[Task prompt]
Copy exactly the block of lines between the one containing "What matplotlib code" and the one containing "plt.rcParams['mathtext.fontset'] = 'cm'", inclusive.

— BEGIN Data to use —

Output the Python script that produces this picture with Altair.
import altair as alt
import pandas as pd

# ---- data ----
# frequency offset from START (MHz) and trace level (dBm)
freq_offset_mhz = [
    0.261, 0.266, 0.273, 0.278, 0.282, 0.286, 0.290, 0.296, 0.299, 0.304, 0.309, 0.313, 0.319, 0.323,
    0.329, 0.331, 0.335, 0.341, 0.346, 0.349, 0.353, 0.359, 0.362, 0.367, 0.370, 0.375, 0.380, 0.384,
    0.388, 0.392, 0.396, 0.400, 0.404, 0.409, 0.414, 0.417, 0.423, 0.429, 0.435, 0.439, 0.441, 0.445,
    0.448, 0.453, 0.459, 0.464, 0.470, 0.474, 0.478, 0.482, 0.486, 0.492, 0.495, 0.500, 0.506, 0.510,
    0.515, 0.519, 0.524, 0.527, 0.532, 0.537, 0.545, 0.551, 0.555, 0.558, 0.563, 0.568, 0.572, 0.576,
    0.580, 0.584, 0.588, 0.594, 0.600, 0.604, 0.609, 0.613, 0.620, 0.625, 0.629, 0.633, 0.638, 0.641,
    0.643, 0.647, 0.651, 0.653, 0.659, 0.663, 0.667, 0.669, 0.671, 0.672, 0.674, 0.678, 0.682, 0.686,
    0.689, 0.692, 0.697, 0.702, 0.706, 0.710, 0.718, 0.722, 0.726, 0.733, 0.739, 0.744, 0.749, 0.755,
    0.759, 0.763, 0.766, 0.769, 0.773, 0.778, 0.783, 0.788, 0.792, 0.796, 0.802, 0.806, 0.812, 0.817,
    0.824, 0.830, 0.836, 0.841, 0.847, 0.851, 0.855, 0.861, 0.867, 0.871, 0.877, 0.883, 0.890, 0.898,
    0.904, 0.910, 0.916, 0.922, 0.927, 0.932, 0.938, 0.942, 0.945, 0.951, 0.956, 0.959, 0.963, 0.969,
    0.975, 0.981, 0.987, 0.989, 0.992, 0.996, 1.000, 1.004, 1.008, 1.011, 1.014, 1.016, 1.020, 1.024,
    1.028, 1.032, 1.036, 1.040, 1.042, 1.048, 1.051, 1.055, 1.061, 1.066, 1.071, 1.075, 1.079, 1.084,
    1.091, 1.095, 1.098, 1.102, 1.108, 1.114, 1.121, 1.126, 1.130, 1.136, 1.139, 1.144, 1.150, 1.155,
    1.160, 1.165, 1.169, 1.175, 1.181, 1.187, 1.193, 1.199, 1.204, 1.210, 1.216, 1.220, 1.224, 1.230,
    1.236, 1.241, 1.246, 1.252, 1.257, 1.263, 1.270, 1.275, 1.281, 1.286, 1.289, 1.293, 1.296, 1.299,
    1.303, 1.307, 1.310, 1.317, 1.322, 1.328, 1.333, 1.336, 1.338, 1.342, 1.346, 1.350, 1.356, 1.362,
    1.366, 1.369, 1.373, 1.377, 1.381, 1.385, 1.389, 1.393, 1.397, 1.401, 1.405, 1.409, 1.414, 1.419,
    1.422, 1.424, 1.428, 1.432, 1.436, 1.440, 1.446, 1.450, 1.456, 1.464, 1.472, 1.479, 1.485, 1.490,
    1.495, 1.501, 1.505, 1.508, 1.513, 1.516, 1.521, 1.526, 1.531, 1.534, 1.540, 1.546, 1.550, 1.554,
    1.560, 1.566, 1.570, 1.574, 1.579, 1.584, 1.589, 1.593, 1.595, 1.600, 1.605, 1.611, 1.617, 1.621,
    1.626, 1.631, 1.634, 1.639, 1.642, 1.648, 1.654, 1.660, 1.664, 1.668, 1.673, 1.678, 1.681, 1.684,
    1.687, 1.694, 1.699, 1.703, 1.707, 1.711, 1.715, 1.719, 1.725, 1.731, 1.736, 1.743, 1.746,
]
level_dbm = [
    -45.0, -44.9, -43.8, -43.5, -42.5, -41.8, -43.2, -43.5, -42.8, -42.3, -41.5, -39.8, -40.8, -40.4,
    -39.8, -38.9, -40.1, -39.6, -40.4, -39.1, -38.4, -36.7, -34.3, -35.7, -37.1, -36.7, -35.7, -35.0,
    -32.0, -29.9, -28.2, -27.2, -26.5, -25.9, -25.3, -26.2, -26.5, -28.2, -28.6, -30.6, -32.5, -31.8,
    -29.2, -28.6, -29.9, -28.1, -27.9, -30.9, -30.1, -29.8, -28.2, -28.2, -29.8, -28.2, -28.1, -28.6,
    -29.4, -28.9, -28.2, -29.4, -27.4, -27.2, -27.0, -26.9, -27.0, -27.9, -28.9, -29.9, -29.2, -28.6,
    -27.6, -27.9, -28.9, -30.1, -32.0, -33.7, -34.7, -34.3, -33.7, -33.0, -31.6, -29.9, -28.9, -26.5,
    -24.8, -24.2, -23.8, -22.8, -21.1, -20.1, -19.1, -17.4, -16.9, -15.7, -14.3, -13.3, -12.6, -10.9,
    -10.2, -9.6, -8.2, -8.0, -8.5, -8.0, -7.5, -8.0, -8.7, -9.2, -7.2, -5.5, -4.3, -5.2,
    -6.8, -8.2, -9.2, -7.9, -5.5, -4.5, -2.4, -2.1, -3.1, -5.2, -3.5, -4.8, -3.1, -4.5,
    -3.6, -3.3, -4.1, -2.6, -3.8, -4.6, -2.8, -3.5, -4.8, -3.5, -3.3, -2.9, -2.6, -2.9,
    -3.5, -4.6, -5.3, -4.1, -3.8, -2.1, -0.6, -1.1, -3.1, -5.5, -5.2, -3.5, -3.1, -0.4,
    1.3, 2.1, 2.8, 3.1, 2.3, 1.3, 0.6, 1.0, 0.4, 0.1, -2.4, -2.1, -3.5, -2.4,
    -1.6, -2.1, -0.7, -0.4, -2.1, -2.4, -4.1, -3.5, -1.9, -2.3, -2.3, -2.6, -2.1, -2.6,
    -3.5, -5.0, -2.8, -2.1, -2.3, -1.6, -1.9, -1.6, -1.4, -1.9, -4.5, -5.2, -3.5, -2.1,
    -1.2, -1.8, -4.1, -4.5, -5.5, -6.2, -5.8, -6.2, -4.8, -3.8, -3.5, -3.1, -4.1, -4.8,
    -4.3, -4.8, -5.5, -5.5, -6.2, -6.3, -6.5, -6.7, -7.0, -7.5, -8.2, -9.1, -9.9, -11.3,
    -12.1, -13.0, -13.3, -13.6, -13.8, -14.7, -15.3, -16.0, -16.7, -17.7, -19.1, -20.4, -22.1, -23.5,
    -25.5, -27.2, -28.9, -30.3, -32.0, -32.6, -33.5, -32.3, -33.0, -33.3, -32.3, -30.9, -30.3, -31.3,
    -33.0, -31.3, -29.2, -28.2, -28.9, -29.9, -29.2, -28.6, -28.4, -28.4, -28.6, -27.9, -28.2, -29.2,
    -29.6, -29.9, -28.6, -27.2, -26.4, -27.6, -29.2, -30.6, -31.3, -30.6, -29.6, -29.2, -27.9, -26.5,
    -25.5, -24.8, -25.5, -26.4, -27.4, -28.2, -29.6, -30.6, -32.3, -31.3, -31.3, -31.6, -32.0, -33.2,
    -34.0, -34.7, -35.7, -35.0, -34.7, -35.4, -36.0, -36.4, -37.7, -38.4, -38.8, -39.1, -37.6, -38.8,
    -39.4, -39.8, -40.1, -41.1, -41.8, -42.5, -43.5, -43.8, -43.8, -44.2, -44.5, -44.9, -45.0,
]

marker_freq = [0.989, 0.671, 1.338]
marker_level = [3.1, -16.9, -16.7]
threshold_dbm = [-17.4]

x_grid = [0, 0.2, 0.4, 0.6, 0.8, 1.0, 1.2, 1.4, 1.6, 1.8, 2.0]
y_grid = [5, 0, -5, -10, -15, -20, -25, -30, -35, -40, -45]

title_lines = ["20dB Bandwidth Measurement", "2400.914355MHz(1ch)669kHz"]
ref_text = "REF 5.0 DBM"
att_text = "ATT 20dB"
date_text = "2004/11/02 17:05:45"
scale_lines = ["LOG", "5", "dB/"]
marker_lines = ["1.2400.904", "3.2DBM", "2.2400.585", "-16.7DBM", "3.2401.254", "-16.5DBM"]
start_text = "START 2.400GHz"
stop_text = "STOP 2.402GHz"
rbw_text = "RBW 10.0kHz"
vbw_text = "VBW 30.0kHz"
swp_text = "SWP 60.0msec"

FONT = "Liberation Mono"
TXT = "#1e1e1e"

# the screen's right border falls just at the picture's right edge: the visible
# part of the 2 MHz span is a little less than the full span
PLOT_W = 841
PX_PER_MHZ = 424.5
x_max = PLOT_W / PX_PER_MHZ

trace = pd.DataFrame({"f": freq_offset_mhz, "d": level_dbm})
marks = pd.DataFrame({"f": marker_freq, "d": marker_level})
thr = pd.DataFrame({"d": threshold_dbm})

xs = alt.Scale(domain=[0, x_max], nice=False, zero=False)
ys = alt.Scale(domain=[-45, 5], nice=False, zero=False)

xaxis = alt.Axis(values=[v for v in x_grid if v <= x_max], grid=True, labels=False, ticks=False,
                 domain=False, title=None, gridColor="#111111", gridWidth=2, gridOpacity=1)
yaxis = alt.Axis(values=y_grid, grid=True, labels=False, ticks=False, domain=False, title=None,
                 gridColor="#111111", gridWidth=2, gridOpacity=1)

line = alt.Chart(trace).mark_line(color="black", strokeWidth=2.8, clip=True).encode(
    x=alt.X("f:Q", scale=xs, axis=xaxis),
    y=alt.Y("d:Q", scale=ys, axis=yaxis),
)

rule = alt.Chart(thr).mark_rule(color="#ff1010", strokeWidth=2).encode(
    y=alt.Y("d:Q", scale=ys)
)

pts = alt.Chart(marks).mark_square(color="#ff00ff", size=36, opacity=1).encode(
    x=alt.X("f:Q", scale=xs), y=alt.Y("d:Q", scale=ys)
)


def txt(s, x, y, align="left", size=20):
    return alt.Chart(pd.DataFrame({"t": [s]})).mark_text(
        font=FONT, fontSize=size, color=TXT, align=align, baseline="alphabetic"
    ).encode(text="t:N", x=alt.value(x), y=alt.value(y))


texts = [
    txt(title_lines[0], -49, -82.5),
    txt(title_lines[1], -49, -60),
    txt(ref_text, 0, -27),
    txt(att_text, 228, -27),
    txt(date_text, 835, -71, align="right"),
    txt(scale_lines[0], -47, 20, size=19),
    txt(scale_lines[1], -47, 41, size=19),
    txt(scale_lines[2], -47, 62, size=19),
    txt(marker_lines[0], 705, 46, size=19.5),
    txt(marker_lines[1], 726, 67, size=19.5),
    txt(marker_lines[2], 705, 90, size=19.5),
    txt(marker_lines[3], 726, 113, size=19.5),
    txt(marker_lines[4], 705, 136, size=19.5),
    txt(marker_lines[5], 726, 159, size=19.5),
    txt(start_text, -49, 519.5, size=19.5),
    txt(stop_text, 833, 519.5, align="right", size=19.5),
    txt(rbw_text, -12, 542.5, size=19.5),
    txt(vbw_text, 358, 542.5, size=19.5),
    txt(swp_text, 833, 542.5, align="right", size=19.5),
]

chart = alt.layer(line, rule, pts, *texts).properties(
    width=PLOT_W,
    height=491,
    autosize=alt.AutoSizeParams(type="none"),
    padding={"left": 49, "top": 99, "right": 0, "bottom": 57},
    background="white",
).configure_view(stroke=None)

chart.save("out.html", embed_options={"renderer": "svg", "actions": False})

— END Data to use —
— BEGIN Data to use —

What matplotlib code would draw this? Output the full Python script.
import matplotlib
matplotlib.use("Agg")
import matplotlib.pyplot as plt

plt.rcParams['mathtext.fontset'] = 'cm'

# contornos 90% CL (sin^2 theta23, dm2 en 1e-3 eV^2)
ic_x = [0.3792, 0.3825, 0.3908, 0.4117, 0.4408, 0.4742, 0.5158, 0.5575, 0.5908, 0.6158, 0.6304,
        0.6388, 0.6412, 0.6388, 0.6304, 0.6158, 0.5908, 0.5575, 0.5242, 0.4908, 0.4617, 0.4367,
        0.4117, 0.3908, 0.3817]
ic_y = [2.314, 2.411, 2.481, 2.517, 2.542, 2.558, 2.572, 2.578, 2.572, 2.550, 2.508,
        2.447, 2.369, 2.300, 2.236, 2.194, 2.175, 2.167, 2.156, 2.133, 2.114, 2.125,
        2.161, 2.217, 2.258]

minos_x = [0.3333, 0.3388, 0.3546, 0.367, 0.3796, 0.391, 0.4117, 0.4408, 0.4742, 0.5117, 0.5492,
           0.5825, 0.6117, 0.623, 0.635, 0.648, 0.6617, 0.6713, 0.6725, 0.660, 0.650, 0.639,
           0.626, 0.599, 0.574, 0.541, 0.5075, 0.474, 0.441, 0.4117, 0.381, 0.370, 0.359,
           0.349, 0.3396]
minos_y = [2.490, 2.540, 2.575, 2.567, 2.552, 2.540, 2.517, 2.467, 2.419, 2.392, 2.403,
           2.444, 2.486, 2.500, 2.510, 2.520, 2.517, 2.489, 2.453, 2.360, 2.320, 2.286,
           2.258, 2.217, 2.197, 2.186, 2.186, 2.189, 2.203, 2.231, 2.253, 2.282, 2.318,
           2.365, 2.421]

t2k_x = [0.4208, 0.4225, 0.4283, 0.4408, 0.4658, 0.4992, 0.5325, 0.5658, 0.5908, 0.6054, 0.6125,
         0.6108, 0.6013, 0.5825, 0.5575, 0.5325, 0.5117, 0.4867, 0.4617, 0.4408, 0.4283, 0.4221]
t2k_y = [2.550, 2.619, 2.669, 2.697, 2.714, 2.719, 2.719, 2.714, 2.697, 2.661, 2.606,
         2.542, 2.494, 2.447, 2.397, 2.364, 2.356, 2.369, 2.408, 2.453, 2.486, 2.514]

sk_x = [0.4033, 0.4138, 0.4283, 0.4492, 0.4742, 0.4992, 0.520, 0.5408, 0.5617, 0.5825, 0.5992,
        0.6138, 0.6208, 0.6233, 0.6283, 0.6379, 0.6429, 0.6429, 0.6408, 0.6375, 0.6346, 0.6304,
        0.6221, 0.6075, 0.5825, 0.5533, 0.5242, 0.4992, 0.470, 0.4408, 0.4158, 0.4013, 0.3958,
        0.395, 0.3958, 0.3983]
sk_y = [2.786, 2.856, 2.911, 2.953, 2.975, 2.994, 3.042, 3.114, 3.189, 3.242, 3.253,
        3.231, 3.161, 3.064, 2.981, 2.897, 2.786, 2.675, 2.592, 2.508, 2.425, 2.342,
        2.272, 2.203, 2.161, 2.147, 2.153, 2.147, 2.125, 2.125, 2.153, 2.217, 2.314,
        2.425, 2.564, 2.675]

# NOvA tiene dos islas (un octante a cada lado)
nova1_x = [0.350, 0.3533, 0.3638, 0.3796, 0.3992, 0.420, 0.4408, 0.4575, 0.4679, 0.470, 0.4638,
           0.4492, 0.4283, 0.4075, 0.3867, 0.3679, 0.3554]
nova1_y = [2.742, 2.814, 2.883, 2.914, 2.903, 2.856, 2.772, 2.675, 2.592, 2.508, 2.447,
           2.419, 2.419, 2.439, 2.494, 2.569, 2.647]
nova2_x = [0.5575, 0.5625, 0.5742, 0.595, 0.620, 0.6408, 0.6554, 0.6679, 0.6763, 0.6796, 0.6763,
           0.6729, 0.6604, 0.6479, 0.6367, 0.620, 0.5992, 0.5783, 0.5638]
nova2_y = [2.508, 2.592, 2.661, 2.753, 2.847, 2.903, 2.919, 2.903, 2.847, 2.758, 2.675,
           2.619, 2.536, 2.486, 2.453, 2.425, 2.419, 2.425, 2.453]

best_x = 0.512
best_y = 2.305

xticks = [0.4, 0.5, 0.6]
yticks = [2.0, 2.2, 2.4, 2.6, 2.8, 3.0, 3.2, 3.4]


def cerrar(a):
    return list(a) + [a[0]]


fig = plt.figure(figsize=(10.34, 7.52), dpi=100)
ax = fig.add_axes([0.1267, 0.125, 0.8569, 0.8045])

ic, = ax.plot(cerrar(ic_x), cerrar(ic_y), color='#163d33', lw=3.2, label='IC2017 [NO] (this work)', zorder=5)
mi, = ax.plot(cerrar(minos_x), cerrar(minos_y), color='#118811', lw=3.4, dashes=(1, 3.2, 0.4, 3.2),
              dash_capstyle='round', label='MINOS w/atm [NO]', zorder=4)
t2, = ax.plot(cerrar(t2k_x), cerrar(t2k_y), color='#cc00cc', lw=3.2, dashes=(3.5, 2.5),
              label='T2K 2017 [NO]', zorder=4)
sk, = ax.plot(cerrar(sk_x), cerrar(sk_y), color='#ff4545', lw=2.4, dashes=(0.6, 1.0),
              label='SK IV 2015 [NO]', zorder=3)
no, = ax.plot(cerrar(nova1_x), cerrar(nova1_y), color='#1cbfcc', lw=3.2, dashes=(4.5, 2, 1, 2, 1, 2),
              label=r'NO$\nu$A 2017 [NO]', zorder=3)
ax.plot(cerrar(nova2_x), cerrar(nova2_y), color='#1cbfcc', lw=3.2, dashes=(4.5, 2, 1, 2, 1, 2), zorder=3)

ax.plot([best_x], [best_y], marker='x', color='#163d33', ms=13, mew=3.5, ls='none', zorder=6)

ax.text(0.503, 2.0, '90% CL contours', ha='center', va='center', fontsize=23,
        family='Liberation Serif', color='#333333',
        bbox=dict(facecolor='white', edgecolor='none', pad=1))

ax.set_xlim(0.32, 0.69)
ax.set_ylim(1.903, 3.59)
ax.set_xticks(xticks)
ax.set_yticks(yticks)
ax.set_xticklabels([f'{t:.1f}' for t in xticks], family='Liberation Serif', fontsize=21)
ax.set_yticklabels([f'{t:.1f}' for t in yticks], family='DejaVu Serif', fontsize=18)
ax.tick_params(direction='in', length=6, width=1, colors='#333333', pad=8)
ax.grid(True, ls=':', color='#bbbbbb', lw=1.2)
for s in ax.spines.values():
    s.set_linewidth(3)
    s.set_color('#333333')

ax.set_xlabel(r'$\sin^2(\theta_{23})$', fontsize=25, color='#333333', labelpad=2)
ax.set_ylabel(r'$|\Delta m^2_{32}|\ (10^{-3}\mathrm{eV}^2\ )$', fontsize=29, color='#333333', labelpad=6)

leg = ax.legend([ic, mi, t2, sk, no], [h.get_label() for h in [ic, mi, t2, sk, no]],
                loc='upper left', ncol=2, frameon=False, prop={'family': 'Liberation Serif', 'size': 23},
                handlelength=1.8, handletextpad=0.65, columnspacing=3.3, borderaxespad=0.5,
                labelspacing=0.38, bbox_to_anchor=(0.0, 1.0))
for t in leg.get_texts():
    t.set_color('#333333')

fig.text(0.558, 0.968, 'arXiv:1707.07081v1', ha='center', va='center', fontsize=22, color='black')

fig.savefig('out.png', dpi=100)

— END Data to use —

[The reply]
What matplotlib code would draw this? Output the full Python script.
import matplotlib
matplotlib.use("Agg")
import matplotlib.pyplot as plt

plt.rcParams['mathtext.fontset'] = 'cm'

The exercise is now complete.